Cooperation is merely pooling competitive resources to win the bigger competition, but it is also only possible if the differences are tolerable to both parties, something I’m not sure an emerging China nor a falling US are capable of.

29. Vultan - October 2, 2011

#24

You make some good points, but, going back to my original comment, I believe the idea of “friendly competition”—emphasis on friendly—is the best way to develop the tech that will eventually get us—ALL of us—to Mars and beyond. Something like the X-Prize between countries (and without all the massive weapons and hard feelings that made the Cold War so terrifying) might work.

Of course, to get to Mars we’ll most likely have to put all our resources together, China included, but now our countries are very much in competition, politically, economically, etc., etc., and it’s inevitable that we’re going to butt heads over outer space as well. An emerging superpower and super-nationalistic China is going to make itself known, like it or not.

Like you, I hope for Star Trek’s peaceful Federation… but I’ve got a nagging feeling it’s going to end up like some combination of the Ferengi… and “Starship Troopers.”

30. Tony Whitehead - October 2, 2011

I live fairly close to the Texas test site for SpaceX. In fact, I drove past their facility yesterday.

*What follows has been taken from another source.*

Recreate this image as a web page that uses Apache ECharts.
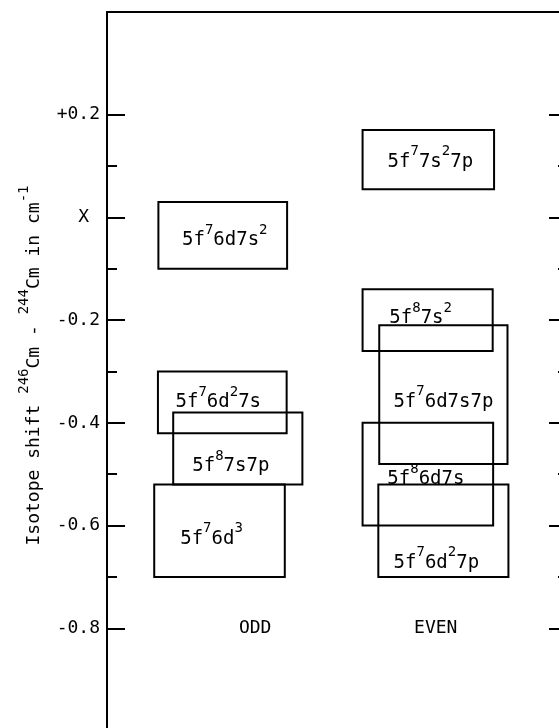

There’s a lot of activity going on there and much more in the near future, according to the FAA document. Things are about to get a lot more exciting.
One comment: I hope the crew aboard future Dragon vehicles take along a set of earplugs, because the noise from the retrofire in the Draco thrusters will be pretty loud, I would imagine.
Either way, if they can make this work, NASA is going to have a difficult time selling SLS to the public. Time will tell.